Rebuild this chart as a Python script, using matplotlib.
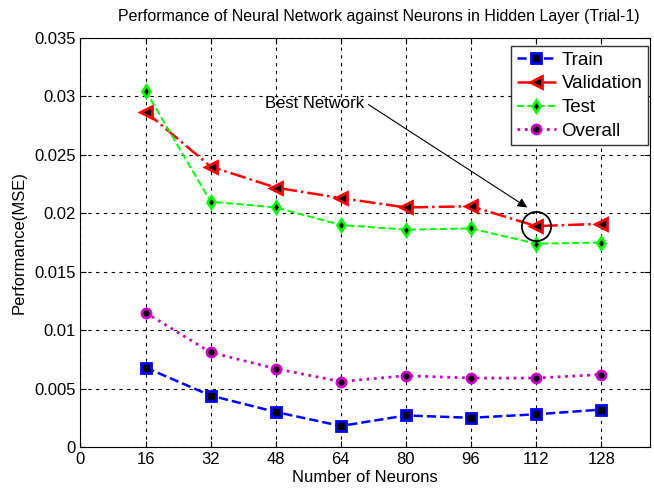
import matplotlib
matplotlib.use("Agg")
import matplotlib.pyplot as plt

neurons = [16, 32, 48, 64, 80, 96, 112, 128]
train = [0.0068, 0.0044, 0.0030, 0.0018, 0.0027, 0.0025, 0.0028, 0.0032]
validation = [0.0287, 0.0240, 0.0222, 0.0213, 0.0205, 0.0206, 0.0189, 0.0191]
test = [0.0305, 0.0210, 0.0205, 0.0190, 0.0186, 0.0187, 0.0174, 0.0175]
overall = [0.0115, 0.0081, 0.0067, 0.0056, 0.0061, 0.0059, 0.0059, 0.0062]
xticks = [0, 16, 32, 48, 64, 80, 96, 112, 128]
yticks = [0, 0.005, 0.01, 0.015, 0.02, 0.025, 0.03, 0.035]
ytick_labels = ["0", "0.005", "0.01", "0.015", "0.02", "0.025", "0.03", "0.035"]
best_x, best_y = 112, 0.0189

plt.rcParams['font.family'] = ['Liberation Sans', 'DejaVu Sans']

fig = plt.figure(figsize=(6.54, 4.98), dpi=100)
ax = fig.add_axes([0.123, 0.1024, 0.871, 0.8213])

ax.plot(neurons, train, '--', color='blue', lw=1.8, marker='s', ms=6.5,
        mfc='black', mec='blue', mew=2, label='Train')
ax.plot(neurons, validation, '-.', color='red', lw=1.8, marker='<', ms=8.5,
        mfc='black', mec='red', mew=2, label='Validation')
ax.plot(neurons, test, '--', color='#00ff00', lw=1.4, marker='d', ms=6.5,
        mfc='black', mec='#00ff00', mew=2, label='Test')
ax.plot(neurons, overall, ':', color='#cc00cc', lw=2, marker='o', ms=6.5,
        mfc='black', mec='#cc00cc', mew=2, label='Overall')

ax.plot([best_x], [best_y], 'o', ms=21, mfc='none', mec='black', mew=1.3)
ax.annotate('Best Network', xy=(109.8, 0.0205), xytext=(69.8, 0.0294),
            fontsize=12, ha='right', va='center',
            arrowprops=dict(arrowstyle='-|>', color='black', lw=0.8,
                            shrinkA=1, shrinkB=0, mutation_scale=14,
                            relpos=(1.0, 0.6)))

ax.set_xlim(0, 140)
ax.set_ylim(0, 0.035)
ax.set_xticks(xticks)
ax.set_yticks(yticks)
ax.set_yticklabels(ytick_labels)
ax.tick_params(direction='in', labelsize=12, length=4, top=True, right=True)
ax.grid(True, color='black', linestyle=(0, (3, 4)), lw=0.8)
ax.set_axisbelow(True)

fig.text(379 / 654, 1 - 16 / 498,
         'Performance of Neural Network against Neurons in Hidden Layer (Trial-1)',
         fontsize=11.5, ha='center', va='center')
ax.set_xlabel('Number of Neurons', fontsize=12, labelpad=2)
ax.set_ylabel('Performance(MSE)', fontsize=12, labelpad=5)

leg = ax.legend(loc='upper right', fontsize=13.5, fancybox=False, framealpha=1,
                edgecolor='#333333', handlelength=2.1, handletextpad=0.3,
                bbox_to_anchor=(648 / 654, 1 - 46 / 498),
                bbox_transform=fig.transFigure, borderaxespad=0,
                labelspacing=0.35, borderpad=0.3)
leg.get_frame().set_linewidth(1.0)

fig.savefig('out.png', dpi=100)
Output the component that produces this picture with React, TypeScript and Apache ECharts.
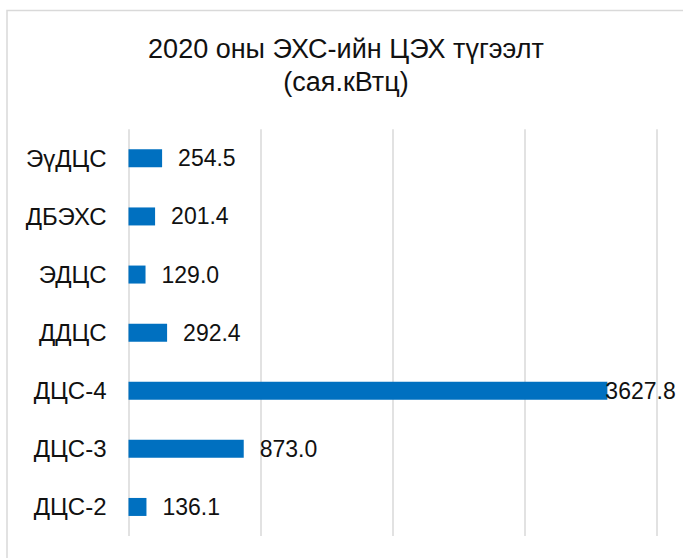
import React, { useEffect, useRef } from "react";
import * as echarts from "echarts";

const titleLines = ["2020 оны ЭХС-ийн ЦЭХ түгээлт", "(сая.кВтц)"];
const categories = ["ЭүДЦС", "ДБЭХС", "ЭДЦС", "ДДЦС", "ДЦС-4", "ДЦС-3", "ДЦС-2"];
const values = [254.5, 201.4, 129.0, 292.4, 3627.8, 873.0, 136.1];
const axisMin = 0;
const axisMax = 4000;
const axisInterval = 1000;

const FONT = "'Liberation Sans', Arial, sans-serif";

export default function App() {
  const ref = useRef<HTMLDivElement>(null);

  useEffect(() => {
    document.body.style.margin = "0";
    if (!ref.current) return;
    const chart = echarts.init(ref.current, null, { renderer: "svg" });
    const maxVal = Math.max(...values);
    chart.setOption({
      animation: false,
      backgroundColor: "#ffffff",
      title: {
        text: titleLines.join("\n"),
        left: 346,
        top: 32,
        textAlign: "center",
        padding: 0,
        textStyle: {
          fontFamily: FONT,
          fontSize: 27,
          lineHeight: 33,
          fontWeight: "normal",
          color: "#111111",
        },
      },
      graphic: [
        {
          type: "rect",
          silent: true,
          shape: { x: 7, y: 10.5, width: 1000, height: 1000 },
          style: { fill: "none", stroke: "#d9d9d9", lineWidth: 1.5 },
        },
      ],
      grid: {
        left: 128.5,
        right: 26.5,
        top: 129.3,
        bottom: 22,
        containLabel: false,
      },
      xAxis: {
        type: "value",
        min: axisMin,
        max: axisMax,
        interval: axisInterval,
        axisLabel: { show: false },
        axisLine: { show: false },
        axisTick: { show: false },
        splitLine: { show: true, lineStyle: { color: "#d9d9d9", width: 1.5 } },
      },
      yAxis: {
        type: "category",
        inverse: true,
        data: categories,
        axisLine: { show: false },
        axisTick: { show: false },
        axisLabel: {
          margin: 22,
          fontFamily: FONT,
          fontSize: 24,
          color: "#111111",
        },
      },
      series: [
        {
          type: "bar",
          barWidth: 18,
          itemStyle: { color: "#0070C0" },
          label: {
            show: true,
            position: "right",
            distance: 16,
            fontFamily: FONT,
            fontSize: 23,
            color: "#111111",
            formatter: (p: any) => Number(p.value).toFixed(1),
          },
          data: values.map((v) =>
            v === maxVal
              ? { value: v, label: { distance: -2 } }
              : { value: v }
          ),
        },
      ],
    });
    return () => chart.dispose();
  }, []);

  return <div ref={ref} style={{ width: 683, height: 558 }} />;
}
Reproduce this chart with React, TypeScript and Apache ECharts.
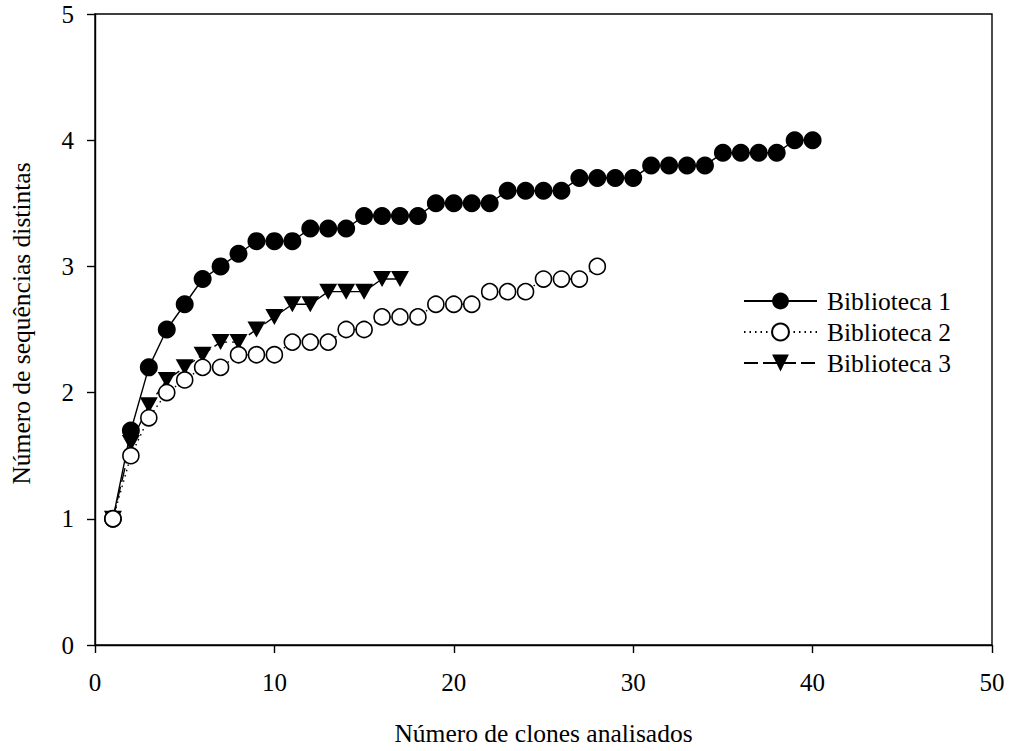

★ ★ ★

• WORK TO DO
Repeat, with no pictures, each line from the beginning of the data through the line containing "mfc='black', mec='#cc00cc', mew=2, label='Overall')", inclusive.

• COMPLETE RESPONSE
Rebuild this chart as a Python script, using matplotlib.
import matplotlib
matplotlib.use("Agg")
import matplotlib.pyplot as plt

neurons = [16, 32, 48, 64, 80, 96, 112, 128]
train = [0.0068, 0.0044, 0.0030, 0.0018, 0.0027, 0.0025, 0.0028, 0.0032]
validation = [0.0287, 0.0240, 0.0222, 0.0213, 0.0205, 0.0206, 0.0189, 0.0191]
test = [0.0305, 0.0210, 0.0205, 0.0190, 0.0186, 0.0187, 0.0174, 0.0175]
overall = [0.0115, 0.0081, 0.0067, 0.0056, 0.0061, 0.0059, 0.0059, 0.0062]
xticks = [0, 16, 32, 48, 64, 80, 96, 112, 128]
yticks = [0, 0.005, 0.01, 0.015, 0.02, 0.025, 0.03, 0.035]
ytick_labels = ["0", "0.005", "0.01", "0.015", "0.02", "0.025", "0.03", "0.035"]
best_x, best_y = 112, 0.0189

plt.rcParams['font.family'] = ['Liberation Sans', 'DejaVu Sans']

fig = plt.figure(figsize=(6.54, 4.98), dpi=100)
ax = fig.add_axes([0.123, 0.1024, 0.871, 0.8213])

ax.plot(neurons, train, '--', color='blue', lw=1.8, marker='s', ms=6.5,
        mfc='black', mec='blue', mew=2, label='Train')
ax.plot(neurons, validation, '-.', color='red', lw=1.8, marker='<', ms=8.5,
        mfc='black', mec='red', mew=2, label='Validation')
ax.plot(neurons, test, '--', color='#00ff00', lw=1.4, marker='d', ms=6.5,
        mfc='black', mec='#00ff00', mew=2, label='Test')
ax.plot(neurons, overall, ':', color='#cc00cc', lw=2, marker='o', ms=6.5,
        mfc='black', mec='#cc00cc', mew=2, label='Overall')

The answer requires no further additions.